■ Written problem: Give an exact transcription of every line, dropping the images.

■ Provided material:
──────────────────────────────

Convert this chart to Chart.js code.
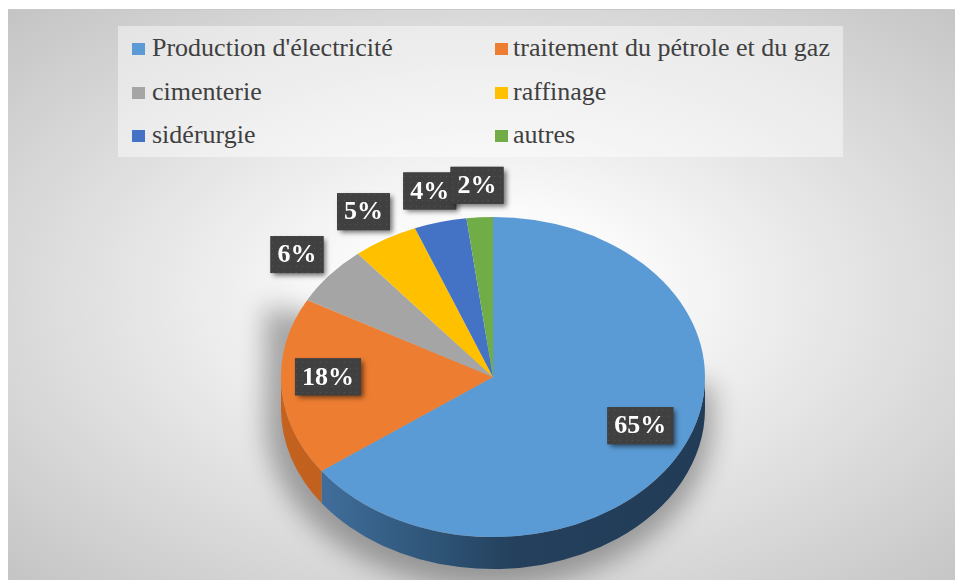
<!DOCTYPE html>
<html><head><meta charset="utf-8">
<script src="https://cdn.jsdelivr.net/npm/chart.js@4.4.1/dist/chart.umd.min.js"></script>
<style>
html,body{margin:0;padding:0;width:955px;height:580px;overflow:hidden;background:#fff;}
#bg{position:absolute;left:8px;top:9px;width:947px;height:571px;background:radial-gradient(ellipse farthest-corner at 51% 50%, #ffffff 0%, #fafafa 22%, #c4c4c4 100%);border-top:1px solid #c9c9c9;}
#wrap{position:absolute;left:0;top:0;width:955px;height:580px;}
#legend{position:absolute;left:118px;top:26px;width:725px;height:131px;background:rgba(255,255,255,0.45);}
.item{position:absolute;font-family:'Liberation Serif','Tinos','Times New Roman',serif;font-size:26px;color:#404040;line-height:30px;white-space:nowrap;}
.sw{position:absolute;width:13px;height:12px;}
</style></head>
<body>
<div id="bg"></div>
<div id="legend"></div>
<div id="wrap"><canvas id="c" width="955" height="580"></canvas></div>
<script>
const categories = ["Production d'électricité", "traitement du pétrole et du gaz", "cimenterie", "raffinage", "sidérurgie", "autres"];
const shares = [65, 18, 6, 5, 4, 2];

const colors = ['#5B9BD5', '#ED7D31', '#A5A5A5', '#FFC000', '#4472C4', '#70AD47'];
const sideStops = [
  [['0', '#4676a8'], ['0.35', '#2f5679'], ['0.55', '#24405c'], ['1', '#223c57']],
  [['0', '#c4621f'], ['1', '#a9561c']],
  [['0', '#7c7c7c'], ['1', '#6a6a6a']],
  [['0', '#bf9000'], ['1', '#a87f00']],
  [['0', '#335796'], ['1', '#2b4a80']],
  [['0', '#548235'], ['1', '#4a732f']]
];
const GEO = { cy: 377, K: 0.755, depth: 32 };
const FONT = "'Liberation Serif', 'Tinos', 'Times New Roman', serif";

// HTML legend (2 columns, row-major)
const leg = document.getElementById('legend');
categories.forEach((name, i) => {
  const col = i % 2, row = Math.floor(i / 2);
  const sw = document.createElement('div');
  sw.className = 'sw';
  sw.style.background = colors[i];
  sw.style.left = (col ? 377 : 14) + 'px';
  sw.style.top = (17 + row * 43.5) + 'px';
  leg.appendChild(sw);
  const t = document.createElement('div');
  t.className = 'item';
  t.textContent = name;
  t.style.left = (col ? 395 : 34) + 'px';
  t.style.top = (7 + row * 43.5) + 'px';
  leg.appendChild(t);
});

// dotted pattern for label boxes
const pc = document.createElement('canvas');
pc.width = 6; pc.height = 6;
const pctx = pc.getContext('2d');
pctx.fillStyle = '#404040'; pctx.fillRect(0, 0, 6, 6);
pctx.fillStyle = '#545454'; pctx.fillRect(2, 2, 1, 1);

const tilt3d = {
  id: 'tilt3d',
  beforeDatasetsDraw(chart) {
    const ctx = chart.ctx;
    const arcs = chart.getDatasetMeta(0).data;
    const cx = arcs[0].x, cy0 = arcs[0].y, r = arcs[0].outerRadius;
    const K = GEO.K, d = GEO.depth / K;
    // soft cast shadow (shape drawn off-canvas, only its blurred shadow lands here)
    const OFF = 4000, scx = cx - 4 - OFF, sr = r + 12, sby = GEO.cy + GEO.depth + 10;
    ctx.save();
    ctx.shadowColor = 'rgba(0,0,0,0.32)'; ctx.shadowBlur = 26; ctx.shadowOffsetX = OFF; ctx.shadowOffsetY = 0;
    ctx.beginPath();
    ctx.moveTo(scx - sr, GEO.cy - 70);
    ctx.lineTo(scx + sr, GEO.cy + 10);
    ctx.lineTo(scx + sr, sby);
    ctx.ellipse(scx, sby, sr, sr * K, 0, 0, Math.PI);
    ctx.closePath();
    ctx.fillStyle = '#000';
    ctx.fill();
    ctx.restore();

    ctx.save();
    ctx.translate(cx, GEO.cy); ctx.scale(1, K); ctx.translate(-cx, -cy0);
    // visible front sides
    arcs.forEach((a, i) => {
      [[0, Math.PI], [2 * Math.PI, 3 * Math.PI]].forEach(([lo, hi]) => {
        const a0 = Math.max(a.startAngle, lo), a1 = Math.min(a.endAngle, hi);
        if (a1 <= a0) return;
        ctx.beginPath();
        ctx.arc(cx, cy0, r, a0, a1);
        ctx.arc(cx, cy0 + d, r, a1, a0, true);
        ctx.closePath();
        const g = ctx.createLinearGradient(cx - r, 0, cx + r, 0);
        sideStops[i].forEach(([o, c]) => g.addColorStop(+o, c));
        ctx.fillStyle = g;
        ctx.fill();
      });
    });
  },
  afterDatasetsDraw(chart) {
    const ctx = chart.ctx;
    ctx.restore();
    const arcs = chart.getDatasetMeta(0).data;
    const cx = arcs[0].x, r = arcs[0].outerRadius;
    const total = shares.reduce((s, v) => s + v, 0);
    const pattern = ctx.createPattern(pc, 'repeat');
    arcs.forEach((a, i) => {
      const pct = shares[i] / total;
      const mid = (a.startAngle + a.endAngle) / 2;
      const outside = pct < 0.1;
      const f = outside ? 1.2 : 0.78;
      const lx = cx + r * f * Math.cos(mid);
      const ly = GEO.cy + (outside ? 0 : -8) + r * GEO.K * f * Math.sin(mid);
      const txt = Math.round(pct * 100) + '%';
      ctx.font = "bold 26px " + FONT;
      const w = ctx.measureText(txt).width + 14, h = 37;
      ctx.save();
      ctx.shadowColor = 'rgba(0,0,0,0.55)'; ctx.shadowBlur = 5; ctx.shadowOffsetX = 3; ctx.shadowOffsetY = 3;
      ctx.fillStyle = '#404040';
      ctx.fillRect(lx - w / 2, ly - h / 2, w, h);
      ctx.restore();
      ctx.fillStyle = pattern;
      ctx.fillRect(lx - w / 2, ly - h / 2, w, h);
      ctx.fillStyle = '#ffffff';
      ctx.textAlign = 'center';
      ctx.textBaseline = 'middle';
      ctx.fillText(txt, lx, ly + 1);
    });
  }
};

new Chart(document.getElementById('c'), {
  type: 'pie',
  data: {
    labels: categories,
    datasets: [{
      data: shares,
      backgroundColor: colors,
      borderWidth: 0,
      clip: false
    }]
  },
  options: {
    responsive: false,
    animation: false,
    events: [],
    layout: { padding: { left: 281, right: 250, top: 78, bottom: 78 } },
    plugins: { legend: { display: false }, tooltip: { enabled: false } }
  },
  plugins: [tilt3d]
});
</script>
</body></html>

──────────────────────────────

■ Output for this task:
Convert this chart to Chart.js code.
<!DOCTYPE html>
<html><head><meta charset="utf-8">
<script src="https://cdn.jsdelivr.net/npm/chart.js@4.4.1/dist/chart.umd.min.js"></script>
<style>
html,body{margin:0;padding:0;width:955px;height:580px;overflow:hidden;background:#fff;}
#bg{position:absolute;left:8px;top:9px;width:947px;height:571px;background:radial-gradient(ellipse farthest-corner at 51% 50%, #ffffff 0%, #fafafa 22%, #c4c4c4 100%);border-top:1px solid #c9c9c9;}
#wrap{position:absolute;left:0;top:0;width:955px;height:580px;}
#legend{position:absolute;left:118px;top:26px;width:725px;height:131px;background:rgba(255,255,255,0.45);}
.item{position:absolute;font-family:'Liberation Serif','Tinos','Times New Roman',serif;font-size:26px;color:#404040;line-height:30px;white-space:nowrap;}
.sw{position:absolute;width:13px;height:12px;}
</style></head>
<body>
<div id="bg"></div>
<div id="legend"></div>
<div id="wrap"><canvas id="c" width="955" height="580"></canvas></div>
<script>
const categories = ["Production d'électricité", "traitement du pétrole et du gaz", "cimenterie", "raffinage", "sidérurgie", "autres"];
const shares = [65, 18, 6, 5, 4, 2];

const colors = ['#5B9BD5', '#ED7D31', '#A5A5A5', '#FFC000', '#4472C4', '#70AD47'];
const sideStops = [
  [['0', '#4676a8'], ['0.35', '#2f5679'], ['0.55', '#24405c'], ['1', '#223c57']],
  [['0', '#c4621f'], ['1', '#a9561c']],
  [['0', '#7c7c7c'], ['1', '#6a6a6a']],
  [['0', '#bf9000'], ['1', '#a87f00']],
  [['0', '#335796'], ['1', '#2b4a80']],
  [['0', '#548235'], ['1', '#4a732f']]
];
const GEO = { cy: 377, K: 0.755, depth: 32 };
const FONT = "'Liberation Serif', 'Tinos', 'Times New Roman', serif";

// HTML legend (2 columns, row-major)
const leg = document.getElementById('legend');
categories.forEach((name, i) => {
  const col = i % 2, row = Math.floor(i / 2);
  const sw = document.createElement('div');
  sw.className = 'sw';
  sw.style.background = colors[i];
  sw.style.left = (col ? 377 : 14) + 'px';
  sw.style.top = (17 + row * 43.5) + 'px';
  leg.appendChild(sw);
  const t = document.createElement('div');
  t.className = 'item';
  t.textContent = name;
  t.style.left = (col ? 395 : 34) + 'px';
  t.style.top = (7 + row * 43.5) + 'px';
  leg.appendChild(t);
});

// dotted pattern for label boxes
const pc = document.createElement('canvas');
pc.width = 6; pc.height = 6;
const pctx = pc.getContext('2d');
pctx.fillStyle = '#404040'; pctx.fillRect(0, 0, 6, 6);
pctx.fillStyle = '#545454'; pctx.fillRect(2, 2, 1, 1);

const tilt3d = {
  id: 'tilt3d',
  beforeDatasetsDraw(chart) {
    const ctx = chart.ctx;
    const arcs = chart.getDatasetMeta(0).data;
    const cx = arcs[0].x, cy0 = arcs[0].y, r = arcs[0].outerRadius;
    const K = GEO.K, d = GEO.depth / K;
    // soft cast shadow (shape drawn off-canvas, only its blurred shadow lands here)
    const OFF = 4000, scx = cx - 4 - OFF, sr = r + 12, sby = GEO.cy + GEO.depth + 10;
    ctx.save();
    ctx.shadowColor = 'rgba(0,0,0,0.32)'; ctx.shadowBlur = 26; ctx.shadowOffsetX = OFF; ctx.shadowOffsetY = 0;
    ctx.beginPath();
    ctx.moveTo(scx - sr, GEO.cy - 70);
    ctx.lineTo(scx + sr, GEO.cy + 10);
    ctx.lineTo(scx + sr, sby);
    ctx.ellipse(scx, sby, sr, sr * K, 0, 0, Math.PI);
    ctx.closePath();
    ctx.fillStyle = '#000';
    ctx.fill();
    ctx.restore();

    ctx.save();
    ctx.translate(cx, GEO.cy); ctx.scale(1, K); ctx.translate(-cx, -cy0);
    // visible front sides
    arcs.forEach((a, i) => {
      [[0, Math.PI], [2 * Math.PI, 3 * Math.PI]].forEach(([lo, hi]) => {
        const a0 = Math.max(a.startAngle, lo), a1 = Math.min(a.endAngle, hi);
        if (a1 <= a0) return;
        ctx.beginPath();
        ctx.arc(cx, cy0, r, a0, a1);
        ctx.arc(cx, cy0 + d, r, a1, a0, true);
        ctx.closePath();
        const g = ctx.createLinearGradient(cx - r, 0, cx + r, 0);
        sideStops[i].forEach(([o, c]) => g.addColorStop(+o, c));
        ctx.fillStyle = g;
        ctx.fill();
      });
    });
  },
  afterDatasetsDraw(chart) {
    const ctx = chart.ctx;
    ctx.restore();
    const arcs = chart.getDatasetMeta(0).data;
    const cx = arcs[0].x, r = arcs[0].outerRadius;
    const total = shares.reduce((s, v) => s + v, 0);
    const pattern = ctx.createPattern(pc, 'repeat');
    arcs.forEach((a, i) => {
      const pct = shares[i] / total;
      const mid = (a.startAngle + a.endAngle) / 2;
      const outside = pct < 0.1;
      const f = outside ? 1.2 : 0.78;
      const lx = cx + r * f * Math.cos(mid);
      const ly = GEO.cy + (outside ? 0 : -8) + r * GEO.K * f * Math.sin(mid);
      const txt = Math.round(pct * 100) + '%';
      ctx.font = "bold 26px " + FONT;
      const w = ctx.measureText(txt).width + 14, h = 37;
      ctx.save();
      ctx.shadowColor = 'rgba(0,0,0,0.55)'; ctx.shadowBlur = 5; ctx.shadowOffsetX = 3; ctx.shadowOffsetY = 3;
      ctx.fillStyle = '#404040';
      ctx.fillRect(lx - w / 2, ly - h / 2, w, h);
      ctx.restore();
      ctx.fillStyle = pattern;
      ctx.fillRect(lx - w / 2, ly - h / 2, w, h);
      ctx.fillStyle = '#ffffff';
      ctx.textAlign = 'center';
      ctx.textBaseline = 'middle';
      ctx.fillText(txt, lx, ly + 1);
    });
  }
};

new Chart(document.getElementById('c'), {
  type: 'pie',
  data: {
    labels: categories,
    datasets: [{
      data: shares,
      backgroundColor: colors,
      borderWidth: 0,
      clip: false
    }]
  },
  options: {
    responsive: false,
    animation: false,
    events: [],
    layout: { padding: { left: 281, right: 250, top: 78, bottom: 78 } },
    plugins: { legend: { display: false }, tooltip: { enabled: false } }
  },
  plugins: [tilt3d]
});
</script>
</body></html>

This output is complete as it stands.